A National Park
“People don’t forget, they just ignore.”
Let’s begin in our barren wasteland. Perth, 2030. The animals and birds have left, the vegetation has shrivelled, the creeks have dried up and the land suffers.
A National Park follows Akasha, a quick-witted Noongar woman working as a park ranger in the Western Australian bushland. She’s accompanied by Casey, a spiritual, guitar-playing environmentalist with a silver tongue and Irish roots.
Together they explore the once beautiful park and try to reach the one place that’s been left untouched by fracking before it’s too late.
Jessie Ward as Akasha is a joy to watch, combining humour, intellect and strength to create a surreally concrete person.
One often forgets while watching her perform that she is, in fact, performing. Ward’s portrayal is exceptional and a real asset to the production.
A National Park is the debut for Black Sapphire Productions and the latest work from writer Andrea Fernandez. Fernandez, like Akasha, navigates through her narrative’s intricate ecosystem, detailing cultural conflict and environmental atrocities under the guise of a comedic adventure.
When writing dialogue, Fernandez seems to be tossing up between realistic and casual, and mechanical and borderline-preachy.
When the characters are getting to know each other, the conversation flows naturally, however when discussing racial, cultural or environmental issues, their delivery comes off as a little too ‘on the nose’.
A National Park is booked as a love story and although the chemistry between the characters is evident, I wasn’t entirely convinced by this.
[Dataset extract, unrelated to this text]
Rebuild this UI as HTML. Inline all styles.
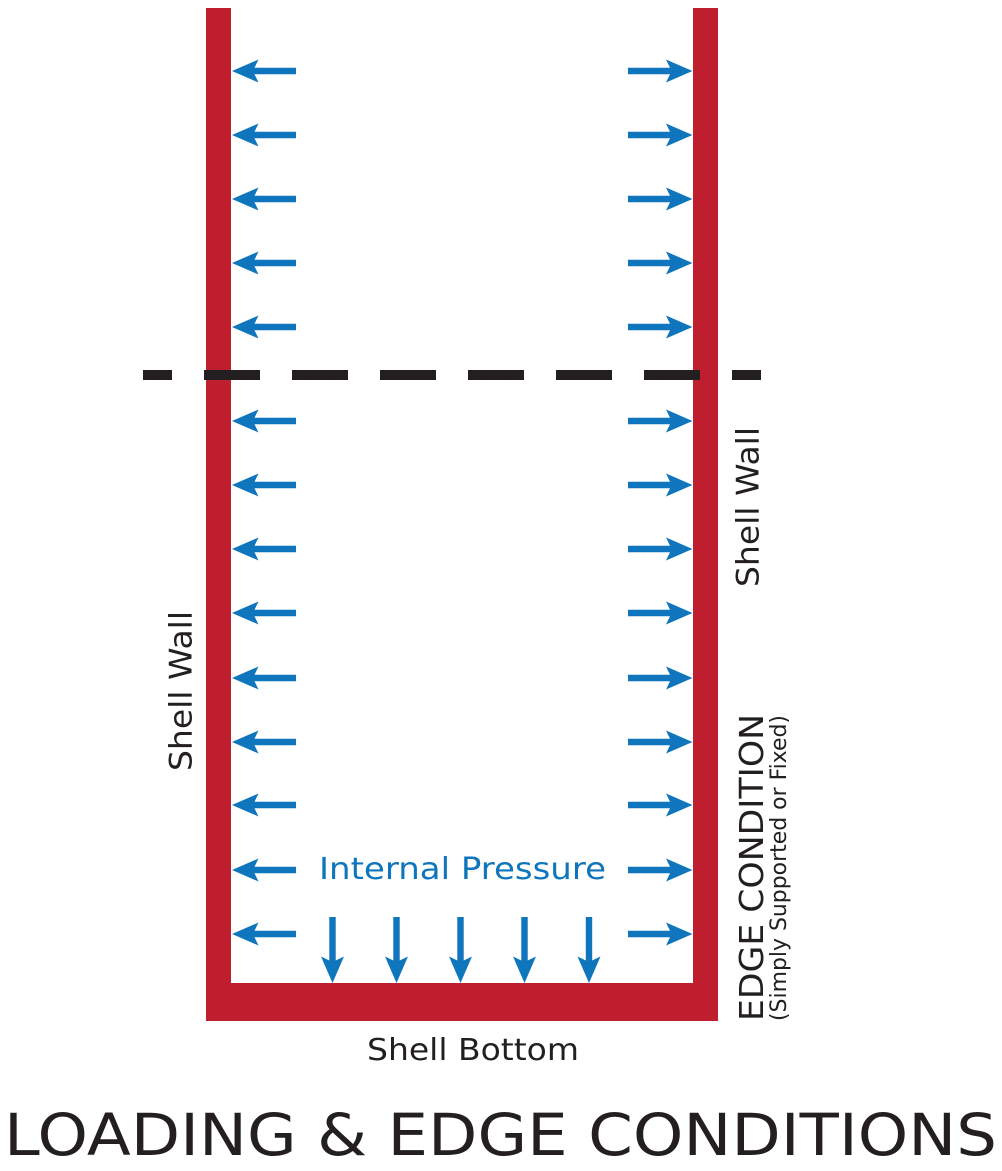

Amongst the tender moments and virile flirting lurked a stronger connection, almost maternal and protective.
Casey (played by Killian Harty), has an immature, playful air about him, which can at times come off as disrespectful.
I understand this was Fernandez’s intention, given that Akasha never lets his behaviour slide. Casey’s casual treatment of the park and its heritage is a carefully crafted guide of what not to do when upon Indigenous land.
A National Park is so much more than entertaining. This play is, in a word – important.